Problem statement - Your job is to retype all of the data word for word, leaving every image out.

Begin Entries supplied

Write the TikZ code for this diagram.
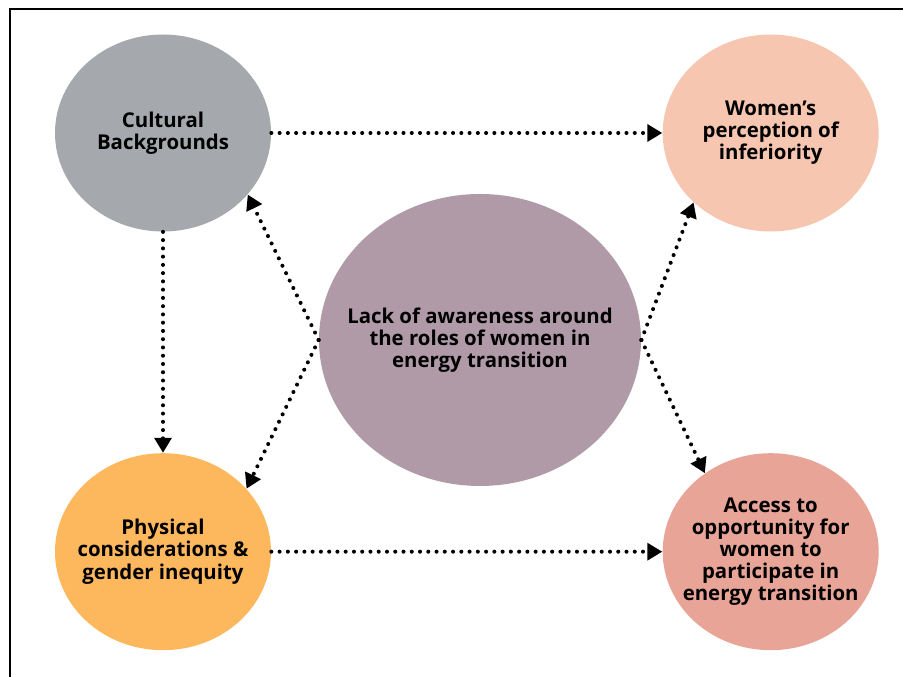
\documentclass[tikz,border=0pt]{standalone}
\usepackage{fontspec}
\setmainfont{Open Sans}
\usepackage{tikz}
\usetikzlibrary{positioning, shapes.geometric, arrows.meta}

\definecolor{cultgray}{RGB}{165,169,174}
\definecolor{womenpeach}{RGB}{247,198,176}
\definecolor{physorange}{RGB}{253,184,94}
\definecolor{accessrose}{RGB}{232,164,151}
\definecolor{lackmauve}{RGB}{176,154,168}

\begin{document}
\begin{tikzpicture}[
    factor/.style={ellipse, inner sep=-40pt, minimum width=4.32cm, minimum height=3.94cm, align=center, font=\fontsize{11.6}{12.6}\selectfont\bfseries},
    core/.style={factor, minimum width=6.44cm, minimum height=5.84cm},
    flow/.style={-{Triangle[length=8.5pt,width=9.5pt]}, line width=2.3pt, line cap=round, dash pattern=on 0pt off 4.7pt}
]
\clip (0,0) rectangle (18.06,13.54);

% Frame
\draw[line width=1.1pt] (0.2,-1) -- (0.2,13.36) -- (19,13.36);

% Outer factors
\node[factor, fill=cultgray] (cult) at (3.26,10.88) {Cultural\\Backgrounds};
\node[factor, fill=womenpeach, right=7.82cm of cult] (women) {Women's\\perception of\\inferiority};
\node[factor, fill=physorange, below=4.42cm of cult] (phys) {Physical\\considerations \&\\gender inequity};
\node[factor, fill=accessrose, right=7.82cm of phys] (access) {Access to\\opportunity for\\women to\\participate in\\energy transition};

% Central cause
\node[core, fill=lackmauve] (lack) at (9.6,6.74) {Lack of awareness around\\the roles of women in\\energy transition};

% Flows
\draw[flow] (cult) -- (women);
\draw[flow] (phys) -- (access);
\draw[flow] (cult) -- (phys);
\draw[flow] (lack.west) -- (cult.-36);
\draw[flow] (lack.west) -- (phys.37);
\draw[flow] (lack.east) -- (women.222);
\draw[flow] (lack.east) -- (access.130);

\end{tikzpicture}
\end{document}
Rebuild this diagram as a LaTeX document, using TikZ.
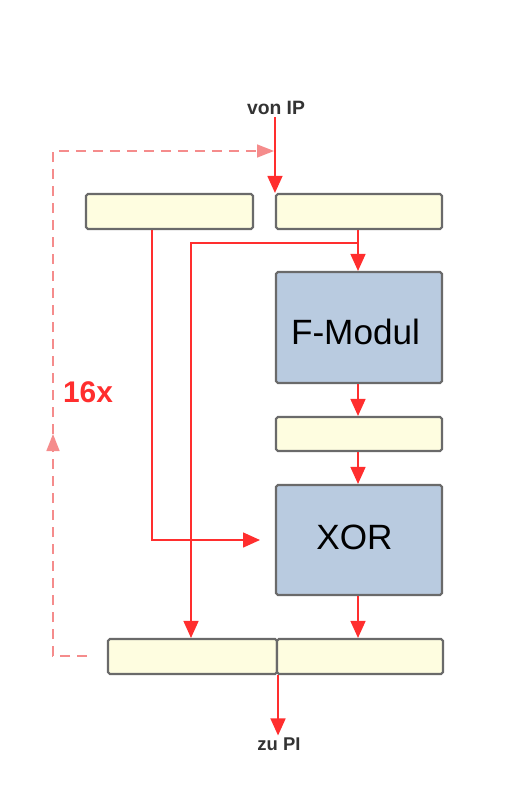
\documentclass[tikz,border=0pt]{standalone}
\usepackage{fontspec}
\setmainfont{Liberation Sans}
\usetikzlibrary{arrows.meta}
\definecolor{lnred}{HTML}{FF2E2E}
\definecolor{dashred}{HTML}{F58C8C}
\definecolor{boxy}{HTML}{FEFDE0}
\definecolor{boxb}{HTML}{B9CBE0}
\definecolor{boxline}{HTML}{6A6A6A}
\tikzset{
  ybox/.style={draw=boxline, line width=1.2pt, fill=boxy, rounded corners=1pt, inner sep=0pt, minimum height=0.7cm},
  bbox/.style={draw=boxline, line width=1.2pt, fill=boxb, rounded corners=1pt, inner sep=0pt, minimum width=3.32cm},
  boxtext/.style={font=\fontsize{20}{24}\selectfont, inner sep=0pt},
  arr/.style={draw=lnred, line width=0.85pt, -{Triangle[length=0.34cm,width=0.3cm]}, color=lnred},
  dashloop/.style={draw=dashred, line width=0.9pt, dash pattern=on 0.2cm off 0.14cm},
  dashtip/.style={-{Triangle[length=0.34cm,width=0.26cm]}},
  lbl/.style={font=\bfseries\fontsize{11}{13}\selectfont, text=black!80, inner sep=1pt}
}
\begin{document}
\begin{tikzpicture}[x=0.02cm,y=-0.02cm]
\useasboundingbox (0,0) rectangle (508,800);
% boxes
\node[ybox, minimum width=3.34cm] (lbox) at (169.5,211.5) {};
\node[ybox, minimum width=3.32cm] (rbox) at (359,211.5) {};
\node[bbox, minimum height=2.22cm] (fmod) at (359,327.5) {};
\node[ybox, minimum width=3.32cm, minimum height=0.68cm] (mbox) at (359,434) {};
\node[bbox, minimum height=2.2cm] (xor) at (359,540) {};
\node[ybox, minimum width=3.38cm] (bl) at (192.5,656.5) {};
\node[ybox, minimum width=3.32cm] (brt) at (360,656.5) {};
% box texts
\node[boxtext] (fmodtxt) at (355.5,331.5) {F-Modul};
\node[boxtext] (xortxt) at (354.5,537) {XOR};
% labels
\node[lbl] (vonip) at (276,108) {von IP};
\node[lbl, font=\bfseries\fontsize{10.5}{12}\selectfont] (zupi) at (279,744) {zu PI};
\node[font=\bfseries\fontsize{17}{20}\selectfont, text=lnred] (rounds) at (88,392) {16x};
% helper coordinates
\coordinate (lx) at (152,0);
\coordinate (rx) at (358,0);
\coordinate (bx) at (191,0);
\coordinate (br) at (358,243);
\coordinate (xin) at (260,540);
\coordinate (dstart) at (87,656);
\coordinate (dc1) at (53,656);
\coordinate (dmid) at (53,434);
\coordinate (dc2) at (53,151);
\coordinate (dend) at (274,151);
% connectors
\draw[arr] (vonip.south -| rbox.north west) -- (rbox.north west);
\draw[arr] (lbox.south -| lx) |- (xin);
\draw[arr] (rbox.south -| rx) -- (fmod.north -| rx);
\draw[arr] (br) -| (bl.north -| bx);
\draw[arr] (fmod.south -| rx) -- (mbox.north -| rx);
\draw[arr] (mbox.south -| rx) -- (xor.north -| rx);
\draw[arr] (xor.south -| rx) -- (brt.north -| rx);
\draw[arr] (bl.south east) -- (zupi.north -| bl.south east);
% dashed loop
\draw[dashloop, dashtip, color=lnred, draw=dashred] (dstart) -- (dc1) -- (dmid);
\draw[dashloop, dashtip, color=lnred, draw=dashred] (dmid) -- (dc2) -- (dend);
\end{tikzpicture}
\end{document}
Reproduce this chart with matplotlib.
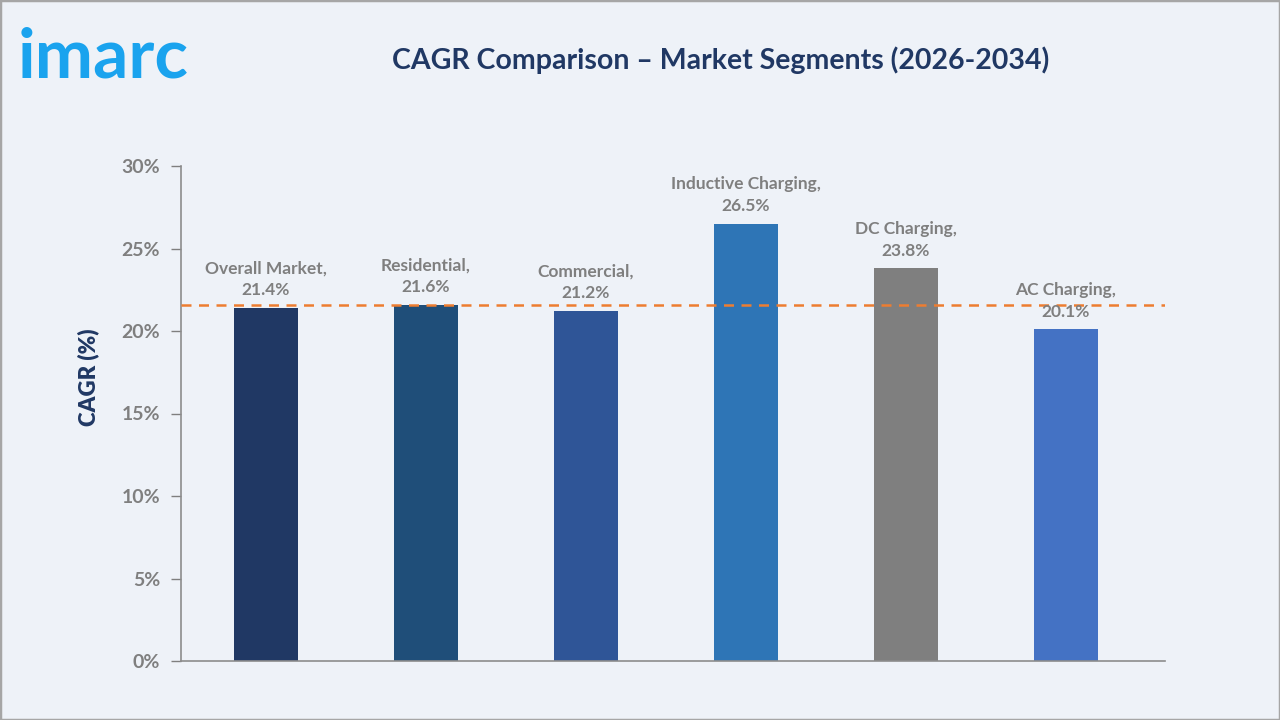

End Entries supplied

Solution to this task -
Write the TikZ code for this diagram.
\documentclass[tikz,border=0pt]{standalone}
\usepackage{fontspec}
\setmainfont{Open Sans}
\usepackage{tikz}
\usetikzlibrary{positioning, shapes.geometric, arrows.meta}

\definecolor{cultgray}{RGB}{165,169,174}
\definecolor{womenpeach}{RGB}{247,198,176}
\definecolor{physorange}{RGB}{253,184,94}
\definecolor{accessrose}{RGB}{232,164,151}
\definecolor{lackmauve}{RGB}{176,154,168}

\begin{document}
\begin{tikzpicture}[
    factor/.style={ellipse, inner sep=-40pt, minimum width=4.32cm, minimum height=3.94cm, align=center, font=\fontsize{11.6}{12.6}\selectfont\bfseries},
    core/.style={factor, minimum width=6.44cm, minimum height=5.84cm},
    flow/.style={-{Triangle[length=8.5pt,width=9.5pt]}, line width=2.3pt, line cap=round, dash pattern=on 0pt off 4.7pt}
]
\clip (0,0) rectangle (18.06,13.54);

% Frame
\draw[line width=1.1pt] (0.2,-1) -- (0.2,13.36) -- (19,13.36);

% Outer factors
\node[factor, fill=cultgray] (cult) at (3.26,10.88) {Cultural\\Backgrounds};
\node[factor, fill=womenpeach, right=7.82cm of cult] (women) {Women's\\perception of\\inferiority};
\node[factor, fill=physorange, below=4.42cm of cult] (phys) {Physical\\considerations \&\\gender inequity};
\node[factor, fill=accessrose, right=7.82cm of phys] (access) {Access to\\opportunity for\\women to\\participate in\\energy transition};

% Central cause
\node[core, fill=lackmauve] (lack) at (9.6,6.74) {Lack of awareness around\\the roles of women in\\energy transition};

% Flows
\draw[flow] (cult) -- (women);
\draw[flow] (phys) -- (access);
\draw[flow] (cult) -- (phys);
\draw[flow] (lack.west) -- (cult.-36);
\draw[flow] (lack.west) -- (phys.37);
\draw[flow] (lack.east) -- (women.222);
\draw[flow] (lack.east) -- (access.130);

\end{tikzpicture}
\end{document}
Rebuild this diagram as a LaTeX document, using TikZ.
\documentclass[tikz,border=0pt]{standalone}
\usepackage{fontspec}
\setmainfont{Liberation Sans}
\usetikzlibrary{arrows.meta}
\definecolor{lnred}{HTML}{FF2E2E}
\definecolor{dashred}{HTML}{F58C8C}
\definecolor{boxy}{HTML}{FEFDE0}
\definecolor{boxb}{HTML}{B9CBE0}
\definecolor{boxline}{HTML}{6A6A6A}
\tikzset{
  ybox/.style={draw=boxline, line width=1.2pt, fill=boxy, rounded corners=1pt, inner sep=0pt, minimum height=0.7cm},
  bbox/.style={draw=boxline, line width=1.2pt, fill=boxb, rounded corners=1pt, inner sep=0pt, minimum width=3.32cm},
  boxtext/.style={font=\fontsize{20}{24}\selectfont, inner sep=0pt},
  arr/.style={draw=lnred, line width=0.85pt, -{Triangle[length=0.34cm,width=0.3cm]}, color=lnred},
  dashloop/.style={draw=dashred, line width=0.9pt, dash pattern=on 0.2cm off 0.14cm},
  dashtip/.style={-{Triangle[length=0.34cm,width=0.26cm]}},
  lbl/.style={font=\bfseries\fontsize{11}{13}\selectfont, text=black!80, inner sep=1pt}
}
\begin{document}
\begin{tikzpicture}[x=0.02cm,y=-0.02cm]
\useasboundingbox (0,0) rectangle (508,800);
% boxes
\node[ybox, minimum width=3.34cm] (lbox) at (169.5,211.5) {};
\node[ybox, minimum width=3.32cm] (rbox) at (359,211.5) {};
\node[bbox, minimum height=2.22cm] (fmod) at (359,327.5) {};
\node[ybox, minimum width=3.32cm, minimum height=0.68cm] (mbox) at (359,434) {};
\node[bbox, minimum height=2.2cm] (xor) at (359,540) {};
\node[ybox, minimum width=3.38cm] (bl) at (192.5,656.5) {};
\node[ybox, minimum width=3.32cm] (brt) at (360,656.5) {};
% box texts
\node[boxtext] (fmodtxt) at (355.5,331.5) {F-Modul};
\node[boxtext] (xortxt) at (354.5,537) {XOR};
% labels
\node[lbl] (vonip) at (276,108) {von IP};
\node[lbl, font=\bfseries\fontsize{10.5}{12}\selectfont] (zupi) at (279,744) {zu PI};
\node[font=\bfseries\fontsize{17}{20}\selectfont, text=lnred] (rounds) at (88,392) {16x};
% helper coordinates
\coordinate (lx) at (152,0);
\coordinate (rx) at (358,0);
\coordinate (bx) at (191,0);
\coordinate (br) at (358,243);
\coordinate (xin) at (260,540);
\coordinate (dstart) at (87,656);
\coordinate (dc1) at (53,656);
\coordinate (dmid) at (53,434);
\coordinate (dc2) at (53,151);
\coordinate (dend) at (274,151);
% connectors
\draw[arr] (vonip.south -| rbox.north west) -- (rbox.north west);
\draw[arr] (lbox.south -| lx) |- (xin);
\draw[arr] (rbox.south -| rx) -- (fmod.north -| rx);
\draw[arr] (br) -| (bl.north -| bx);
\draw[arr] (fmod.south -| rx) -- (mbox.north -| rx);
\draw[arr] (mbox.south -| rx) -- (xor.north -| rx);
\draw[arr] (xor.south -| rx) -- (brt.north -| rx);
\draw[arr] (bl.south east) -- (zupi.north -| bl.south east);
% dashed loop
\draw[dashloop, dashtip, color=lnred, draw=dashred] (dstart) -- (dc1) -- (dmid);
\draw[dashloop, dashtip, color=lnred, draw=dashred] (dmid) -- (dc2) -- (dend);
\end{tikzpicture}
\end{document}
Reproduce this chart with matplotlib.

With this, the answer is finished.